Shared address space vs message passing

CUDA code that runs on the GPU exhibits the shared address space model. In CUDA there are two levels of shared address spaces because threads in a block can share memory on a single core and all threads launched in a kernel share global GPU memory.

The transfer of data between host and device code exhibits the message passing model because one must memcpy data from the CPU to the GPU, i.e. transfer it over the PCIe bus which can be a significant bottleneck in a program.

Analogies between ISPC and CUDA

An ISPC instance is analogous to a CUDA thread and a gang of ISPC instances is analogous to a warp.

In fact, based on our knowledge of the implementation of ISPC, we know that the number of instances launched in a gang will typically be determined by the hardware and will be SIMD vector width of the CPU. Similarly, the number of CUDA threads per warp is determined by the SIMD vector width of the GPU (unless you've allocated a number of threads to each CUDA thread block that is not a multiple of the warp-size).

Launching multiple ISPC tasks is similar to a kernel launch. When you launch multiple ISPC tasks, you create multiple gangs, and each gang can run on a separate core. ISPC tasks allow parallelism across cores while ISPC instances allow parallelism across SIMD vectors. Similarly to how you can dictate the number of thread blocks that get launched in CUDA, you can tell ISPC how many tasks to launch where each task is guaranteed to run on the same core just like how all threads in a CUDA thread block run on the same core. In order for an ISPC program to use a GPU efficiently, it must launch multiple tasks so that multiple warps are executed concurrently on the many cores available on the GPU. Additionally just like how there are no guarantees about the order in which CUDA threads blocks get executed, there also are no guarantees about the order in which the ISPC tasks will execute.

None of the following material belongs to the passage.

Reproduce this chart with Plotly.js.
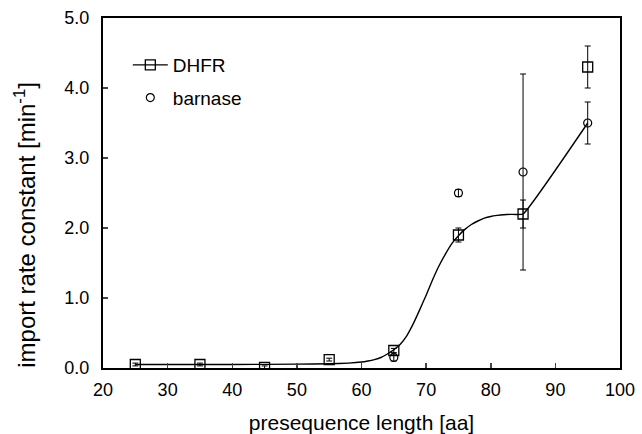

Another similarity between ISPC and CUDA is that program execution continues asynchronously after calling launch in ISPC just like how program execution continues asynchronously after launching a kernel in CUDA. Thus in both cases, if you wish to use the values computed by the kernel function or by the launch function, you much call sync or cudaSyncThreads. (Note however that in ISPC, program execution continues synchronously after launching just one gang of ISPC tasks).

landuo

CUDA is a data parallelism programming model, because CUDA applies the same function on multiple data. The execution of CUDA program it self is an shared address space model. As mentioned before in class, a GPU running CUDA program has a shared memory and each core has its own cache. As @Keptyn said, copying data from host to device and device to host is an example of message passing model. Gang of ISPC is similar to a warp in CUDA, and ISPC with tasks is similar to the GPU schedules warps to execute.